Читаем Рискующее сердце полностью

У снов свои глубины, в их владениях душа расправляет крылья с большей свободой, и они говорят с нами, являя картины, отягощенные значением. Толковать сны — значит улавливать за их изобразительностью скрытый смысл, таящийся в основе как ночи, так и дня. Моя тайная гордость состоит в том, что в математике битв я почуял великолепную грезу, в которую бросилась жизнь, когда ей надоел свет. Потому-то мне и удалось вырвать войну из обывательских зубов, что нелегко в эпоху всеобщей воинской повинности и за что не один бравый парень высказал мне свою благодарность.

Но что было неподдельным в пламенных снах войны, то не умирает и в яви современной жизни. Мы идем по стеклянным почвам, и непрерывно у нас из-под ног поднимаются сны, захлестывая каменные острова наших городов, проникая в самые холодные их округа. Ничто не действительно, но действительность выражается во всем. В завывании бури и в шуме дождя слышен затаенный смысл, а хлопанье двери в уединенном доме настораживает и трезвейшего. В загадочном чувстве головокружения сказывается постоянно сопровождающее нас невидимой тенью сознание угрозы, и Паскаль не без основания замечает, что даже величайший математик, стоящий в совершенно безопасном положении над пропастью, не может избежать этого чувства. Вера в присутствие недобрых сил принадлежит области нашего глубочайшего убеждения, и в мгновения, когда человеку суждено увериться в смертельной болезни, бывает жуткий безжизненный голос, которым он говорит: «Я это знал». И несомненно, в час, когда жизнь меркнет и мы уже на полпути к темнейшим вратам, перед нами появляется маскарадное шествие странно знакомых лиц.

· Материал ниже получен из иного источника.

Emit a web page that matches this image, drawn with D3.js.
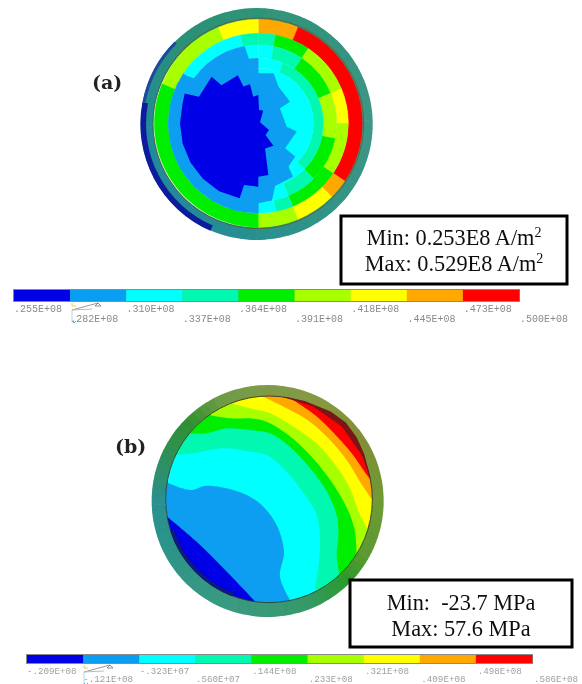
<!DOCTYPE html>
<html>
<head>
<meta charset="utf-8">
<script src="https://cdn.jsdelivr.net/npm/d3@7"></script>
<style>
html, body { margin: 0; padding: 0; background: #fff; }
svg { display: block; }
</style>
</head>
<body>
<svg id="chart" width="582" height="684"></svg>
<script>
// nine contour levels, coolest first
const levelColors = ["#0000e6", "#0a9ef2", "#00ffff", "#00f8b0", "#00ee00", "#a8ff00", "#ffff00", "#ffa800", "#ff0000"];

const ticksA = [".255E+08", ".282E+08", ".310E+08", ".337E+08", ".364E+08", ".391E+08", ".418E+08", ".445E+08", ".473E+08", ".500E+08"];
const ticksB = ["-.209E+08", "-.121E+08", "-.323E+07", ".560E+07", ".144E+08", ".233E+08", ".321E+08", ".409E+08", ".498E+08", ".586E+08"];

// panel a: element levels in 32 sectors (clockwise from top), outer ring first
const ringEdgesA = [312, 270, 235, 195, 165, 0];
const sectorLevelsA = [
  [7, 3, 2, 2, 2], [7, 4, 3, 2, 2], [8, 4, 3, 3, 2], [8, 5, 4, 3, 2],
  [8, 5, 4, 3, 2], [8, 5, 4, 3, 2], [8, 6, 5, 3, 2], [8, 6, 5, 3, 2],
  [8, 5, 5, 3, 2], [8, 5, 4, 3, 2], [8, 5, 4, 3, 2], [7, 4, 4, 3, 2],
  [6, 4, 3, 2, 2], [6, 4, 3, 2, 2], [5, 3, 2, 2, 2], [5, 2, 2, 2, 2],
  [4, 1, 1, 1, 1], [4, 1, 1, 1, 1], [4, 1, 1, 1, 1], [4, 1, 1, 1, 1],
  [4, 1, 1, 1, 1], [4, 1, 1, 1, 1], [4, 1, 1, 1, 1], [4, 1, 1, 1, 1],
  [4, 1, 1, 1, 1], [4, 1, 1, 1, 1], [5, 1, 1, 1, 1], [5, 2, 1, 1, 1],
  [5, 2, 1, 1, 1], [5, 2, 1, 1, 1], [6, 2, 1, 1, 1], [6, 3, 2, 1, 1]
];
// outlines of the two lowest levels, [degrees clockwise from top, radius]
const blueOutlineA = [
  [0, 150], [17, 157], [29, 125], [56, 115], [55, 79], [97, 86], [102, 118], [133, 110], [132, 149],
  [145, 158], [147, 191], [165, 195], [170, 235], [180, 240], [180, 270], [195, 270], [210, 270], [225, 270],
  [240, 270], [255, 270], [270, 270], [285, 270], [303, 268], [305, 235], [320, 235], [335, 235], [350, 235],
  [352, 190]
];
const coreOutlineA = [
  [0, 85], [3, 40], [21, 41], [60, 6], [122, 38], [148, 41], [146, 81], [165, 78], [169, 158], [180, 160],
  [180, 190], [193, 190], [194, 232], [210, 235], [225, 235], [240, 235], [255, 235], [270, 235], [285, 235],
  [292, 238], [294, 195], [315, 198], [316, 159], [337, 157], [338, 119], [348, 120], [349, 81]
];
const shellAnglesA = [0, 45, 90, 135, 180, 225, 270, 315, 360];
const shellColorsA = ["#2f9478", "#349480", "#3f9686", "#349484", "#28908e", "#22889a", "#228a98", "#2a9078", "#2f9478"];

// panel b: contour lines, model x/y, each one bounds the cooler side of a level
const contoursB = [
  [[470, 63], [555, 120], [612, 175], [665, 235], [700, 285], [722, 315]],
  [[395, 63], [470, 100], [540, 140], [600, 195], [650, 255], [690, 320], [727, 375]],
  [[300, 85], [360, 100], [420, 115], [490, 155], [560, 205], [620, 275], [660, 340], [690, 420], [715, 465]],
  [[238, 120], [300, 130], [360, 130], [410, 140], [475, 180], [540, 240], [590, 300], [630, 360], [660, 420], [675, 470], [680, 545]],
  [[182, 175], [230, 175], [290, 160], [360, 165], [420, 175], [485, 220], [540, 280], [585, 340], [620, 420], [625, 480], [620, 540], [628, 598]],
  [[135, 240], [190, 235], [280, 220], [360, 230], [410, 240], [470, 290], [525, 360], [560, 420], [570, 520], [555, 640]],
  [[110, 322], [180, 345], [230, 332], [310, 345], [360, 365], [400, 395], [440, 450], [462, 530], [450, 605], [480, 675]],
  [[108, 422], [200, 500], [300, 600], [378, 682]]
];
const contourLevelsB = [7, 6, 5, 4, 3, 2, 1, 0];
// dark band outside the red level, [degrees clockwise from top, radius]
const hotRimB = [[8, 309], [25, 309], [45, 309], [65, 309], [78, 309], [78, 311], [65, 316], [55, 322], [45, 326], [35, 322], [20, 314], [8, 311]];
const shellAnglesB = [0, 30, 60, 90, 120, 135, 160, 200, 240, 270, 290, 315, 335, 360];
const shellColorsB = ["#7f9a48", "#86983f", "#7f8f35", "#6f9a35", "#5a9a30", "#2a9a2a", "#35996a", "#3a9a80", "#2c9488", "#2a9090", "#2f9060", "#2f9030", "#6f9a45", "#7f9a48"];

const svg = d3.select("#chart");
const defs = svg.append("defs");
defs.append("filter").attr("id", "soft").append("feGaussianBlur").attr("stdDeviation", 0.55);
defs.append("filter").attr("id", "softText").append("feGaussianBlur").attr("stdDeviation", 0.3);

// shell ring, coloured by angle
function drawShell(g, r, angles, colors, inner, outer) {
  const colorAt = d3.scaleLinear().domain(angles).range(colors);
  const arc = d3.arc();
  d3.range(0, 360, 4).forEach(a => {
    g.append("path")
      .attr("d", arc({
        innerRadius: r(inner), outerRadius: r(outer),
        startAngle: a * Math.PI / 180, endAngle: (a + 4.3) * Math.PI / 180
      }))
      .attr("fill", colorAt(a + 2));
  });
}

function drawPanelA() {
  const r = d3.scaleLinear().domain([0, 348]).range([0, 116]);
  const sector = d3.scaleLinear().domain([0, sectorLevelsA.length]).range([0, 2 * Math.PI]);
  const arc = d3.arc();
  const root = svg.append("g").attr("filter", "url(#soft)");

  const shell = root.append("g").attr("transform", "translate(256.7,124)");
  drawShell(shell, r, shellAnglesA, shellColorsA, 310, 348);
  // navy crescent on the lower left
  shell.append("path")
    .attr("d", arc({ innerRadius: r(332), outerRadius: r(349), startAngle: 3.55, endAngle: 4.9 }))
    .attr("fill", "#0a1f9c");
  shell.append("path")
    .attr("d", arc({ innerRadius: r(340), outerRadius: r(349), startAngle: 4.9, endAngle: 5.5 }))
    .attr("fill", "#1a4a9c");

  const disc = root.append("g").attr("transform", "translate(258.3,123.3)");
  // merge neighbouring sectors of one level, so no seams show
  ringEdgesA.slice(1).forEach((inner, i) => {
    let start = 0;
    sectorLevelsA.forEach((levels, k) => {
      const next = sectorLevelsA[k + 1];
      if (next && next[i] === levels[i]) return;
      disc.append("path")
        .attr("d", arc({
          innerRadius: r(inner), outerRadius: r(ringEdgesA[i]),
          startAngle: sector(start), endAngle: sector(k + 1)
        }))
        .attr("fill", levelColors[levels[i]])
        .attr("stroke", levelColors[levels[i]])
        .attr("stroke-width", 0.4);
      start = k + 1;
    });
  });
  const radial = d3.lineRadial()
    .angle(d => d[0] * Math.PI / 180)
    .radius(d => r(d[1]))
    .curve(d3.curveLinearClosed);
  disc.append("path").attr("d", radial(blueOutlineA)).attr("fill", levelColors[1]);
  disc.append("path").attr("d", radial(coreOutlineA)).attr("fill", levelColors[0]);
  disc.append("circle")
    .attr("r", r(316))
    .attr("fill", "none")
    .attr("stroke", "#5f5a2a")
    .attr("stroke-opacity", 0.8)
    .attr("stroke-width", 1);
}

function drawPanelB() {
  const x = d3.scaleLinear().domain([0, 270]).range([130, 400]);
  const y = d3.scaleLinear().domain([0, 260]).range([375, 635]);
  const r = d3.scaleLinear().domain([0, 348]).range([0, 116]);
  const arc = d3.arc();
  const discX = 417, discY = 373, discR = 310;
  const scaleM = v => v / 3;
  const root = svg.append("g").attr("filter", "url(#soft)");

  const shell = root.append("g").attr("transform", `translate(${130 + scaleM(413)},${375 + scaleM(378)})`);
  drawShell(shell, r, shellAnglesB, shellColorsB, 300, 348);

  defs.append("clipPath").attr("id", "discB").append("circle")
    .attr("cx", x(scaleM(discX))).attr("cy", y(scaleM(discY))).attr("r", r(discR));

  const disc = root.append("g").attr("clip-path", "url(#discB)");
  const line = d3.line().x(d => x(scaleM(d[0]))).y(d => y(scaleM(d[1]))).curve(d3.curveCatmullRom);
  const poly = d3.line().x(d => x(scaleM(d[0]))).y(d => y(scaleM(d[1])));

  disc.append("circle")
    .attr("cx", x(scaleM(discX))).attr("cy", y(scaleM(discY))).attr("r", r(discR))
    .attr("fill", levelColors[8]);

  const outward = p => {
    const a = Math.atan2(p[1] - discY, p[0] - discX);
    return [p[0] + 500 * Math.cos(a), p[1] + 500 * Math.sin(a)];
  };
  contoursB.forEach((pts, i) => {
    const first = pts[0], last = pts[pts.length - 1];
    const closing = [last, outward(last), [1400, 1400], [-700, 1400], [-700, -700], outward(first), first];
    disc.append("path")
      .attr("d", line(pts) + "L" + poly(closing).slice(1) + "Z")
      .attr("fill", levelColors[contourLevelsB[i]]);
  });

  const edge = root.append("g").attr("transform", `translate(${x(scaleM(discX))},${y(scaleM(discY))})`);
  edge.append("circle")
    .attr("r", r(discR))
    .attr("fill", "none")
    .attr("stroke", "#2b3a30")
    .attr("stroke-width", 0.9);
  // darker rim where the section meets the shell
  edge.append("path")
    .attr("d", d3.lineRadial()
      .angle(d => d[0] * Math.PI / 180)
      .radius(d => r(d[1]))
      .curve(d3.curveLinearClosed)(hotRimB))
    .attr("fill", "#7a1515");
  edge.append("path")
    .attr("d", arc({ innerRadius: r(300), outerRadius: r(311), startAngle: 3.5, endAngle: 4.4 }))
    .attr("fill", "#0a1a78");
}

function drawLegend(ticks, x0, x1, barTop, barHeight, row1, row2, labelX, textColor, fontSize) {
  const band = d3.scaleBand().domain(d3.range(levelColors.length)).range([x0, x1]);
  const g = svg.append("g");
  g.append("rect")
    .attr("x", x0 - 1).attr("y", barTop - 1)
    .attr("width", x1 - x0 + 2).attr("height", barHeight + 2)
    .attr("fill", "#8a8a8a");
  g.selectAll("rect.cell").data(levelColors).join("rect")
    .attr("class", "cell")
    .attr("x", (d, i) => band(i))
    .attr("y", barTop)
    .attr("width", band.bandwidth() + 0.3)
    .attr("height", barHeight)
    .attr("fill", d => d);
  g.selectAll("text").data(ticks).join("text")
    .attr("x", (d, i) => labelX(i))
    .attr("y", (d, i) => i % 2 === 0 ? row1 : row2)
    .attr("font-family", "'Liberation Mono', monospace")
    .attr("font-size", fontSize)
    .attr("fill", textColor)
    .attr("filter", "url(#softText)")
    .text(d => d);
}

function drawArrow(px, py) {
  // small triad left in the plot under the legend
  const g = svg.append("g").attr("transform", `translate(${px},${py})`).attr("filter", "url(#softText)").attr("fill", "none");
  g.append("path").attr("d", "M0,8L26,1").attr("stroke", "#999");
  g.append("path").attr("d", "M0,8L20,7").attr("stroke", "#bbb");
  g.append("path").attr("d", "M26,1l-3,3h6z").attr("stroke", "#666").attr("stroke-width", 0.7);
  g.append("path").attr("d", "M0,1v3h4").attr("stroke", "#e8d840");
  g.append("path").attr("d", "M0,8v12").attr("stroke", "#a8dce8");
  g.append("path").attr("d", "M0,19l2,2l2,-2").attr("stroke", "#50b0e0");
}

function drawNote(x0, y0, w, h, lines) {
  const g = svg.append("g");
  g.append("rect")
    .attr("x", x0).attr("y", y0).attr("width", w).attr("height", h)
    .attr("fill", "#fff").attr("stroke", "#000").attr("stroke-width", 3);
  lines.forEach(l => {
    const t = g.append("text")
      .attr("x", x0 + w / 2)
      .attr("y", l.y)
      .attr("text-anchor", "middle")
      .attr("font-family", "'Liberation Serif', serif")
      .attr("font-size", 22.3)
      .attr("fill", "#111")
      .attr("filter", "url(#softText)")
      .style("white-space", "pre");
    t.append("tspan").text(l.text);
    if (l.sup) {
      t.append("tspan").attr("dy", -8).attr("font-size", 14).text(l.sup);
    }
  });
}

function drawTag(text, px, py) {
  svg.append("text")
    .attr("x", px).attr("y", py)
    .attr("font-family", "'DejaVu Serif', serif")
    .attr("font-weight", "bold")
    .attr("font-size", 19)
    .attr("fill", "#222")
    .attr("filter", "url(#softText)")
    .text(text);
}

drawPanelA();
drawPanelB();

const tickA = d3.scaleLinear().domain([0, 9]).range([14, 520]);
const tickB = d3.scaleLinear().domain([0, 9]).range([27, 534]);
drawLegend(ticksA, 14, 519, 290, 11, 312, 322, i => tickA(i), "#8a8a8a", 10);
drawLegend(ticksB, 27, 532, 655, 8, 674, 682, i => tickB(i), "#a0a0a0", 9.2);
drawArrow(72, 302);
drawArrow(84, 664);

drawNote(341, 216, 226, 68, [
  { text: "Min: 0.253E8 A/m", sup: "2", y: 245 },
  { text: "Max: 0.529E8 A/m", sup: "2", y: 271 }
]);
drawNote(350, 580, 222, 67, [
  { text: "Min:  -23.7 MPa", y: 610 },
  { text: "Max: 57.6 MPa", y: 636 }
]);

drawTag("(a)", 92, 89);
drawTag("(b)", 115, 453);
</script>
</body>
</html>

Бесспорно одно: разновидность сознания, сказывающаяся лишь при жизни, да и то определяющая разве что половину ее времени, поскольку как спящий, так и ребенок, а также одурманенный, и поэт, и любящие не участвуют в ней, — такая разновидность сознания предлагает весьма условные ценности. Это похоже на друга в беде, и чем больше мы на это полагаемся, тем менее защищены. Катастрофам внутри цивилизации присуще такое гнетущее воздействие, потому что здесь утрачены все глубинные источники помощи. По мере того как мы пытаемся обезопасить себя от внешних превратностей, — а не в этом ли наивысшее устремление нашего времени? — по мере того как мы растворяем наши связи в юридических отношениях, давая свободу действий индивидууму, мы отсекаем себя от сообществ, дающих нам возможность прийти на помощь самим себе.

Так живет одиночка в городах нашего времени с миллионным населением, в ледяной изоляции. Но так подготавливается и час крысоловов — тех великих волшебников, которым вверены старинные, завораживающие своей жутью мелодии.

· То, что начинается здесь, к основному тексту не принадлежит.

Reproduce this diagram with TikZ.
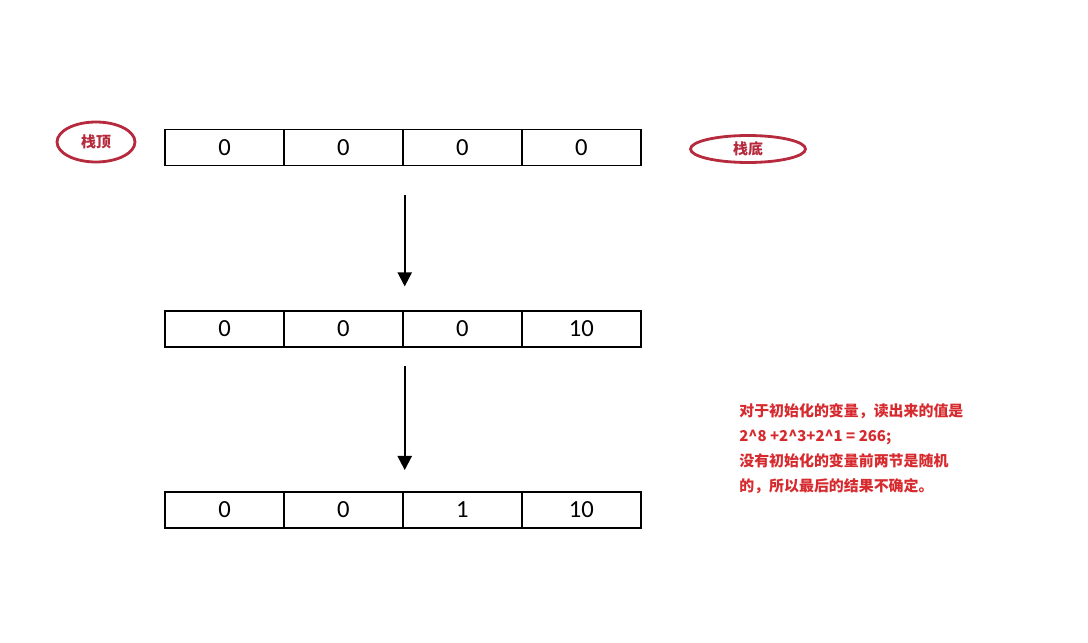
\documentclass[tikz,border=0pt]{standalone}
\usepackage{fontspec}
\usepackage{tikz}
\usepackage{xcolor}
\usetikzlibrary{positioning,shapes.geometric,arrows.meta}
\setmainfont{Carlito}
\newfontfamily\cjk{Noto Sans CJK SC}
\definecolor{darkred}{HTML}{B52A3C}
\definecolor{notered}{HTML}{D62A2E}

\begin{document}
\begin{tikzpicture}[x=0.02cm,y=-0.02cm,
    cell/.style={draw,line width=1pt,outer sep=0pt,minimum width=2.38cm,minimum height=0.72cm,inner sep=0pt,font=\fontsize{14}{16}\selectfont},
    tag/.style={ellipse,draw=darkred,line width=1.6pt,text=darkred,inner sep=0pt,font=\cjk\bfseries\fontsize{8.5}{10}\selectfont},
    down/.style={-{Triangle[width=8pt,length=8pt]},line width=1.2pt}]
            \useasboundingbox (0,0) rectangle (1088,642);
            % stack, first state
            \node[cell] (a1) at (224.5,147.5) {0};
            \node[cell,right=0pt of a1] (a2) {0};
            \node[cell,right=0pt of a2] (a3) {0};
            \node[cell,right=0pt of a3] (a4) {0};
            % second state
            \node[cell] (b1) at (224.5,329) {0};
            \node[cell,right=0pt of b1] (b2) {0};
            \node[cell,right=0pt of b2] (b3) {0};
            \node[cell,right=0pt of b3] (b4) {10};
            % third state
            \node[cell] (c1) at (224.5,510) {0};
            \node[cell,right=0pt of c1] (c2) {0};
            \node[cell,right=0pt of c2] (c3) {1};
            \node[cell,right=0pt of c3] (c4) {10};
            \draw[down,shorten <=17pt,shorten >=14pt] ([xshift=1pt]a2.south east) -- ([xshift=1pt]b2.north east);
            \draw[down,shorten <=11pt,shorten >=12.5pt] ([xshift=1pt]b2.south east) -- ([xshift=1pt]c2.north east);
            \node[tag,minimum width=1.56cm,minimum height=0.8cm] (top) at (96,142) {栈顶};
            \node[tag,minimum width=2.3cm,minimum height=0.54cm] (bottom) at (748,149) {栈底};
            \node[anchor=north west,align=left,text=notered,inner sep=0pt,font=\cjk\bfseries\fontsize{8.5}{14.2}\selectfont] (note) at (739,403)
                {对于初始化的变量，读出来的值是\\2\textasciicircum 8 +2\textasciicircum 3+2\textasciicircum 1 = 266;\\没有初始化的变量前两节是随机\\的，所以最后的结果不确定。};
        \end{tikzpicture}
\end{document}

Кое-какие сведения о соотношении дурмана и зла содержит следующее соображение: дурман позволяет человеку раскрыть над собой зонт, защищающий во время общения с демоном. Вот почему дурману присуще свойство одновременно возбуждать и вызывать оцепенение. Отсюда на первый взгляд необъяснимое обстоятельство: бывают снадобья, которые усыпляют, но и повышают жизненность в неслыханной мере, что связано с двумя полюсами морального мира.

Потому весьма вероятно, что убийца, упомянутый Толстым, уже находясь в доме, мешкает перед тем, как сделать свое дело, но отбрасывает последние колебания, наспех выкурив папиросу. Ее воздействием, несомненно, один голос приглушается во внутреннем споре, а другой — становится диким и хищным.

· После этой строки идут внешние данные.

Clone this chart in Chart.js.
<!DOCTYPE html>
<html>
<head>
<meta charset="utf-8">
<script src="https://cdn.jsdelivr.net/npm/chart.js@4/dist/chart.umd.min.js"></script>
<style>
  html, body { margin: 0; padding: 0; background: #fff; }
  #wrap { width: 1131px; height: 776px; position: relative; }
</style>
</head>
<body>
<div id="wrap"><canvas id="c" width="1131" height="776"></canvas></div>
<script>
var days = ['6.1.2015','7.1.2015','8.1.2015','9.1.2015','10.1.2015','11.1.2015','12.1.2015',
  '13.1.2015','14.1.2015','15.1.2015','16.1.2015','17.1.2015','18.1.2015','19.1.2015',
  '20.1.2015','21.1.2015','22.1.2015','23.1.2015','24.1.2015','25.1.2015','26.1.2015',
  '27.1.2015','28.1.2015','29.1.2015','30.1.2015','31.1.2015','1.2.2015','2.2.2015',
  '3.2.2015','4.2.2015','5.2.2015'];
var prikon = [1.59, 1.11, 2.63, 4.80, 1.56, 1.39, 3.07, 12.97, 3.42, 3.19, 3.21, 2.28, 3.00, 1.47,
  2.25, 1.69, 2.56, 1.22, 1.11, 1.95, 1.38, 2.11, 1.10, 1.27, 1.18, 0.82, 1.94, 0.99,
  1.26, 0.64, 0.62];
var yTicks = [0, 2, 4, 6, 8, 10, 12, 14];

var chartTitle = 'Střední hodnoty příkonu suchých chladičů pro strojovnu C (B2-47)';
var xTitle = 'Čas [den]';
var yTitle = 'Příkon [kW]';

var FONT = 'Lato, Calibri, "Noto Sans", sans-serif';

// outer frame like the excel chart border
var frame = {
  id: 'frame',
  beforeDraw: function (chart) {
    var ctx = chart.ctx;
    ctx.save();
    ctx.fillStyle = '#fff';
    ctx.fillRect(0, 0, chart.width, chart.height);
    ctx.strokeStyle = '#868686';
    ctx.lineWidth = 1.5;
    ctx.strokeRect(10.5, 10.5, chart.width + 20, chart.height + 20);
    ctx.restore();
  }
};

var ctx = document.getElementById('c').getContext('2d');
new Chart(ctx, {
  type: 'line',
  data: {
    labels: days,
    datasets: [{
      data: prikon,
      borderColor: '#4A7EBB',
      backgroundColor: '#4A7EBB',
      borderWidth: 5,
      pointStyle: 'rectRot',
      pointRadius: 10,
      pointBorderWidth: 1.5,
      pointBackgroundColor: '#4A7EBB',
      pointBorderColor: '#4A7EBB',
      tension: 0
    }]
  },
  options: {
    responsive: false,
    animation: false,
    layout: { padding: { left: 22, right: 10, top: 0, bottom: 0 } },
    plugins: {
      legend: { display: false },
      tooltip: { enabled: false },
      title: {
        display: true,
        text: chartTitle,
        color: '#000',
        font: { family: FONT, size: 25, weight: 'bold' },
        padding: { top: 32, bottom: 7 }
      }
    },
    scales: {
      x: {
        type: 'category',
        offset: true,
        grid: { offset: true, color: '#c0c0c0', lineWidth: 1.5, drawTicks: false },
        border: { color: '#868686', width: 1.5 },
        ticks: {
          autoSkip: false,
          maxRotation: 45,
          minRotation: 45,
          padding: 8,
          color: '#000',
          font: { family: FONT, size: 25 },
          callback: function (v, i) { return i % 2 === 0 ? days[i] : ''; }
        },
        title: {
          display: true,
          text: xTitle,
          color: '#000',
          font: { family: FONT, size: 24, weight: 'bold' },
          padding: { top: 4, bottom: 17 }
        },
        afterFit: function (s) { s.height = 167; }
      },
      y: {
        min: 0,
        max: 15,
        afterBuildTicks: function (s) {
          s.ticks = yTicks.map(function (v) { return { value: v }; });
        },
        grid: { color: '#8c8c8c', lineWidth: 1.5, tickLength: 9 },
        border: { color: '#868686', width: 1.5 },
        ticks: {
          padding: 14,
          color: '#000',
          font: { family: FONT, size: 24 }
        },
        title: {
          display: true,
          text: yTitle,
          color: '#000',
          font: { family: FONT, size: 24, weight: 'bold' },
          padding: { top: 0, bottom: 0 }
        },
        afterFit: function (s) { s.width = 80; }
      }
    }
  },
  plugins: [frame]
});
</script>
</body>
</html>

Так, проливается особенный свет на применение наркотических средств в медицине, получившее богатое развитие в XIX веке. Читая в эти дни труд барона фон Вайцзекера, маленький оазис, я извлек оттуда указание на то, что в нынешней медицине вовсе не считается абсурдным вопрос, не выражается ли в болезни чувство вины. Под таким углом зрения боль играла бы роль телесной совести, а в ее искусственном приглушении усматривалось бы уклонение от ответственности. Несомненно, мысль о рождении, происходящем под наркозом, заключает в себе нечто в сильной степени беспокоящее. В моем собственном опыте шрапнельная пуля, которую из меня извлекли, признаюсь, против моей воли при полном сознании, связывается со своеобразным ощущением исполненного долга, и, пожалуй, нечто подобное мог бы припомнить о себе каждый. При этом воспоминание о дурмане, доведшем до полного бесчувствия, куда приятнее, чем воспоминание о каких-нибудь излишествах, допущенных под воздействием дурмана, все-таки поддававшихся контролю. Сюда же относится мучительное чувство, возникающее, когда при пробуждении сон истекает, как будто струится между пальцами, не оставляя следов. Человек, придающий ценность своим переживаниям, каковы бы они ни были, и не намеренный оставлять их позади в царстве темноты, расширяет круг своей ответственности.